A New Bubble?
The week opened on a euphoric note following the stunning announcement that after nearly a decade, Osama Bin Laden was finally tracked down and killed inside Pakistan. For the markets though, the elation was short lived.
The recent meteoric rise in oil, gold, and especially silver prices came to an abrupt end. July silver lost more than 30% of its value in just a few sessions, the price of gold slid 7%, moving back below $1500, and crude oil plunged 16% through $100.
A few weeks ago we moved to the sidelines noting that the rally against the US dollar appeared a little ”long-in-the-tooth.” As it turns out, a remarkably prescient call if we say so ourselves. This week witnessed a substantial rebound in the US dollar – and a concommitant collapse in the Euro – as buyers emerged emboldened by the reversal in commodity markets and by the carry trade unwinding.
Earlier in the week the euro hit a 12-month peak at 1.4940. By the end of the week the euro reversed course and suffered a 600 pip loss – in just two trading sessions. The primary catalyst for the reverse in sentiment stemmed from what were ultimately unwarranted policy tightening expectations by the ECB. In leaving rates unchanged and by omitting the word “vigilance”, Trichet disappointed speculators that were betting the ECB was on the verge of commencing a tightening cycle.
In the US, the largest rise in private payrolls since February of 2006 overshadowed an uptick in the unemployment rate back to 9%.
Has the Bubble Burst?
The confluence of soft economic data and over-heated markets in several asset categories convinced investors around the globe to begin deleveraging risk aggressively, and as the week wore on the momentum accelerated. Nowhere was that more evident than in the commodity markets, which were also forced to digest rapidly escalating margin requirements.
The striking similarities in price action across-the-board is depicted by the Daily charts (see below) of the Euro vs. USD, Silver, Crude-Oil and the Great British-pound vs. USD. All of these markets have been in extended rallies for several months. Last week, most if not all of the gains in these markets over the past several months were erased in just a few short trading sessions. Ah, aint speculation grand?!!

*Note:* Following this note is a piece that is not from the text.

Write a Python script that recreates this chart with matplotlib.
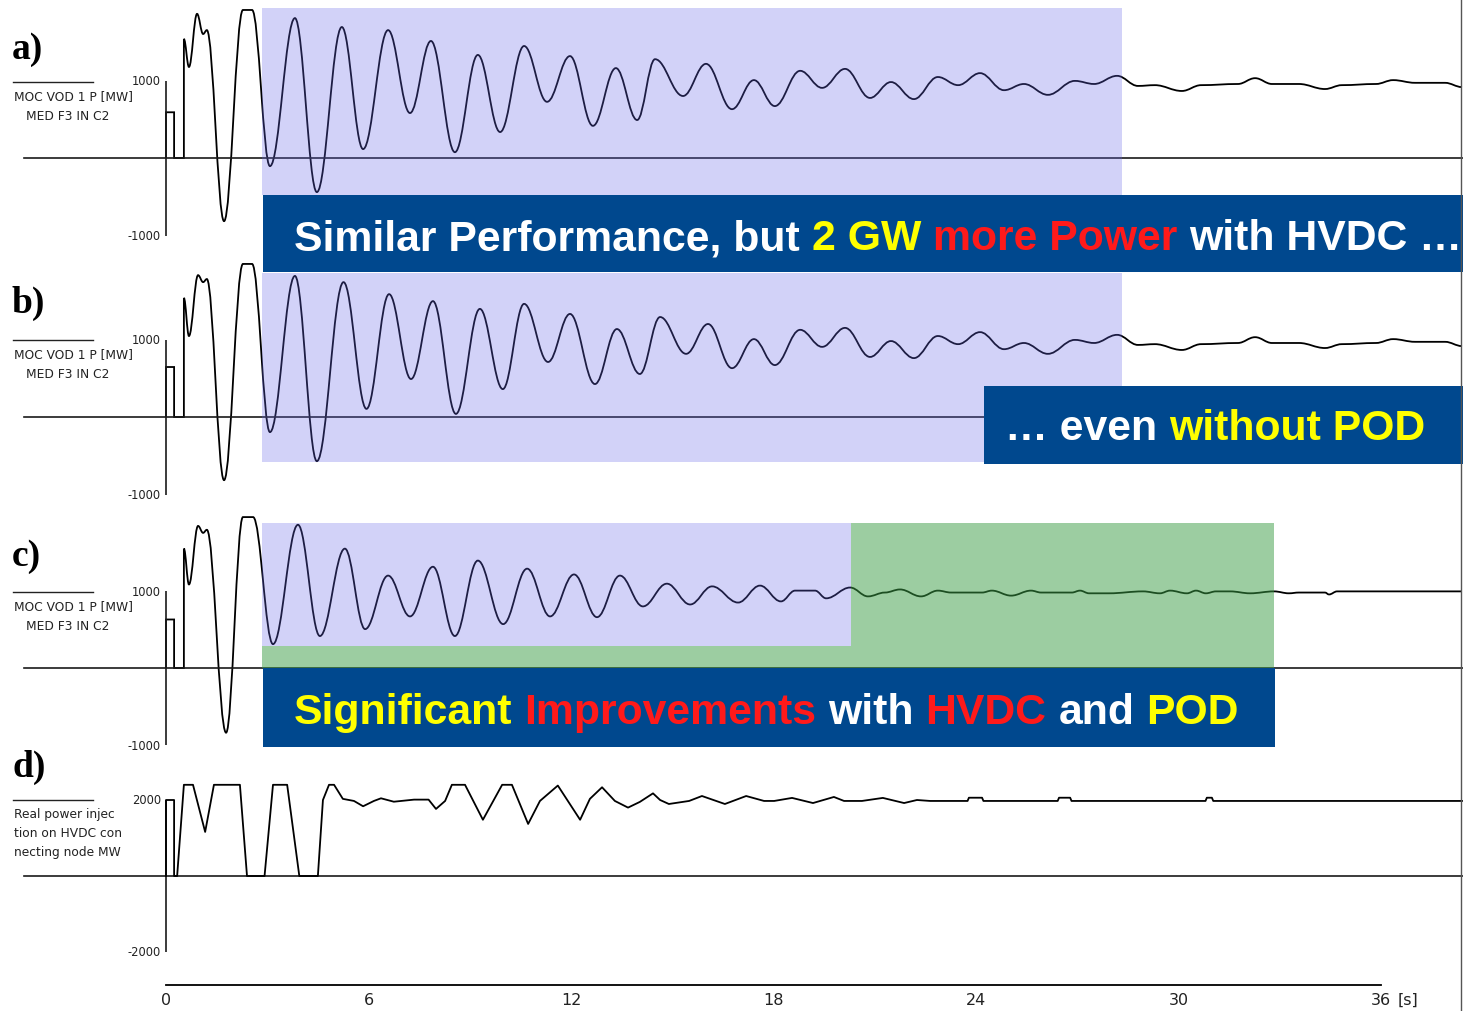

Interestingly, from a technical analysis point of view all of the referenced markets share a common price pattern – the reverse ascending wedge triangle. We have drawn the axis lines on the charts to demonstrate what this pattern looks like. A triangle is formed between converging support and resistance lines. Once the support or resistance line is broken, pressure that has built up as a result of uncertainty is released and a certain amount of momentum is added to the price change in the direction of the breakout.